Sebagai rakyat biasa, kita mungkin tidak punya kendali atas senjata atau kebijakan luar negeri. Tapi kita punya suara, punya pena, dan punya pilihan untuk tidak ikut dalam arus propaganda yang memecah belah. Kita bisa memulai dari hal kecil: memperkuat pendidikan damai, memperluas ruang dialog antarumat beragama, serta mendorong media untuk lebih etis dalam menyampaikan isu-isu konflik. Peradaban damai bukanlah utopia jika semua bangsa bersedia memulainya dari diri sendiri.

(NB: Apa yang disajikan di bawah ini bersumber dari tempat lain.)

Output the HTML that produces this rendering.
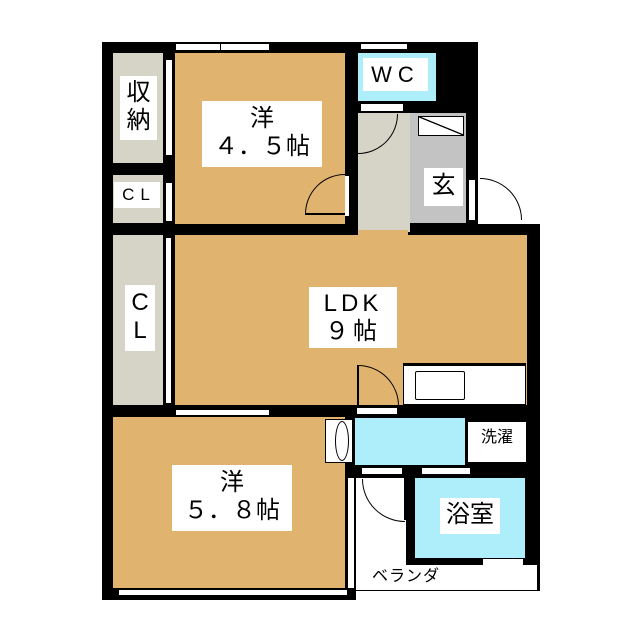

Menutup opini ini, saya ingin menyampaikan bahwa sejarah bukan hanya untuk dihafal, tetapi untuk diambil pelajaran. Dunia sudah dua kali terbakar oleh ego kekuasaan dan ambisi global yang melupakan sisi manusiawi. Kita tidak membutuhkan satu alasan lagi untuk berperang—yang kita butuhkan justru keberanian untuk membangun perdamaian yang berkelanjutan. Perang bukan takdir, ia adalah hasil dari pilihan-pilihan salah yang diambil oleh manusia. Maka mari kita ubah arah sejarah. Jika hari ini kita hanya bisa menulis, maka menulislah demi kemanusiaan. Jika hari ini kita hanya bisa bicara, maka bersuaralah untuk perdamaian. Sebab kalau dunia ini kembali terbakar, mungkin bukan kita yang binasa, tetapi anak-anak kita—yang tidak pernah memilih untuk dilahirkan dalam dunia yang penuh kebencian dan ketakutan.